Whether you’re considering switching banks or getting ready to open your first account, you probably have questions about your best options for managing your money. That’s natural – and it’s important to get the answers you need.

At Addition Financial, one of the most common questions we hear from potential members is this:

What is a credit union?

That’s a good question to ask because a lot of people don’t really understand the differences between banks and credit unions. So, let’s talk about the answer – and some other information that will help you understand how credit unions work.

What is a Credit Union?

It’s always a good idea to begin with the basics. What is a credit union?

A credit union is a financial institution that operates on a not-for-profit basis. That puts credit unions in direct opposition to banks. Banks are for-profit corporations that are governed by officers and a board of directors, who ultimately answer to shareholders.

Credit unions do not have shareholders. In fact, they’re owned by their members. People who have accounts at credit unions aren’t just customers – they’re part owners of the credit union itself.

That’s a difference that’s obvious in the way credit unions do business. Because they’re driven by profits, banks often charge high fees and interest rates. They provide minimal services and ultimately, their first concern is making money for their shareholders.

By contrast, credit unions are there to service their members. They often have lower fees and lower interest rates than banks do.

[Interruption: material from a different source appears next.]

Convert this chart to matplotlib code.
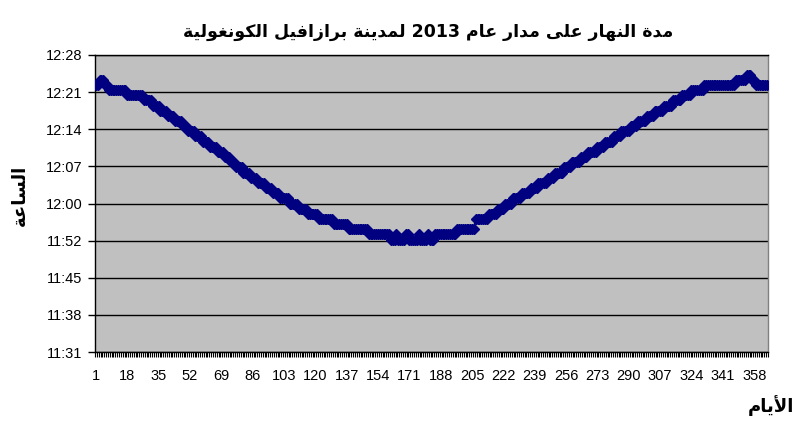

They also work closely with their members to help them achieve their financial goals. They’re often willing to help members establish or rebuild their credit.

What Are the Differences Between Federal and State Credit Unions?

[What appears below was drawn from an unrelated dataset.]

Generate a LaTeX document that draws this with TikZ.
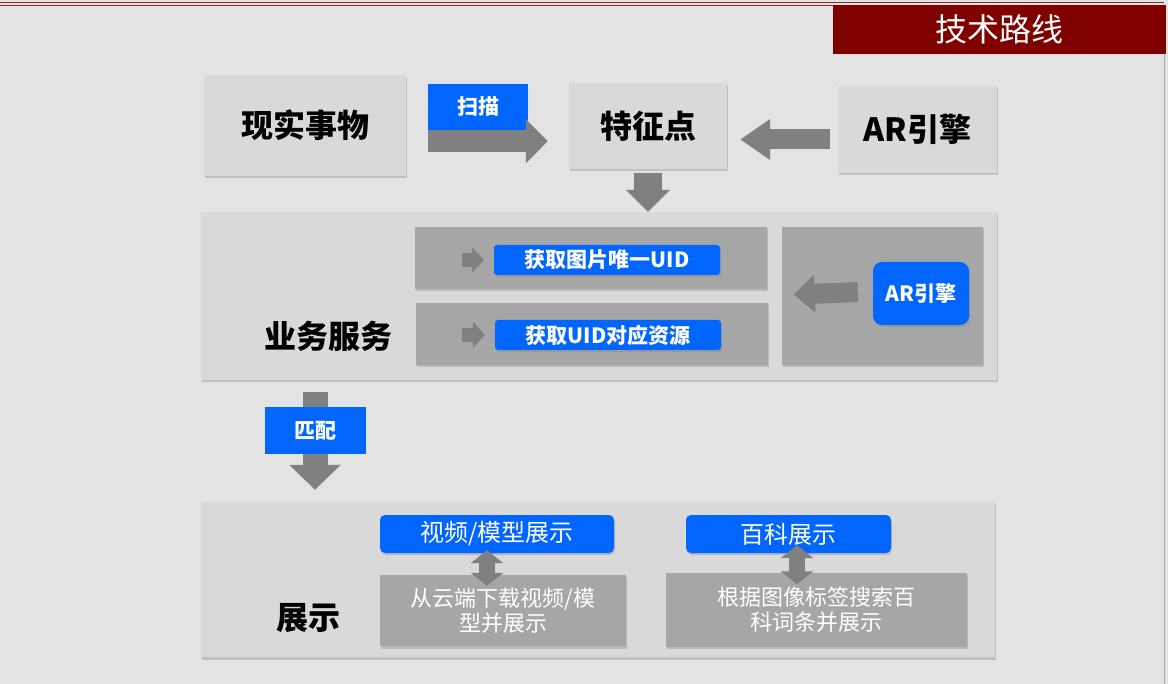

Under our old name of CFE, Addition Financial was a federally chartered credit union. When we adopted our new name, we also switched from a federal charter to a state charter. But what does that mean for the way we do business and for our members?

The primary difference is that federally chartered credit unions must adhere to federal guidelines on interest rates. There are maximum limits imposed on credit unions with a federal charter. The guidelines vary from state to state, so there may be some fluctuation in state chartered credit unions.

Another key difference is that in many cases, there’s more rigorous oversight of state chartered credit unions than for federal chartered credit unions. That’s because in-state regulators are often more familiar with the credit unions they oversee. They’re also able to visit more frequently, and more likely to hear of problems as they arise.

The most important thing for our members to know is that there will be very few signs – if any – that we’ve changed our charter. All member deposits are still insured by the National Credit Union Association up to a maximum of $250,000.

The Definitive Checklist for Choosing and Switching Financial Institutions

What is the NCUA?

The National Credit Union Association, or NCUA, is an independent federal agency charged with supervising and insuring most of the credit unions in the United States. All told, it regulates more than 98% of all US credit unions, including all federally chartered credit unions and most state chartered credit unions.

The NCUA works in tandem with the National Credit Union Share Insurance Fund or NCUSIF, which insures all credit union deposits. No credit union may revoke their insurance unless the NCUA ends the membership.

You should know that the NCUSIF is backed by the US government and no federally insured credit union members have lost any insured savings since its inception.

What Are the Key Differences Between Credit Unions and Banks?

Credit unions and banks are all financial institutions, but there are some key differences you should know about:

  • Credit unions are not-for profit organizations. They’re owned by members and answer only to members. By contrast, banks are for-profit corporations that answer to shareholders and are primarily driven by profit.
  • Credit unions are usually more willing than banks to work with members to help them establish their credit, rebuild their credit and achieve their financial goals. They’re community organizations and they place a lot of importance on providing assistance and guidance to their members.
  • The fees and interest rates at credit unions are often more favorable than those at banks. The rates are usually set with the members’ best interests in mind and it may be less expensive to bank with a credit union.

In other words, doing business with a credit union is like being in a partnership. They’ll work with you to help you manage your finances and secure your future.

Understanding what a credit union is and how it works is essential if you’re thinking about opening a new account or switching from your current bank.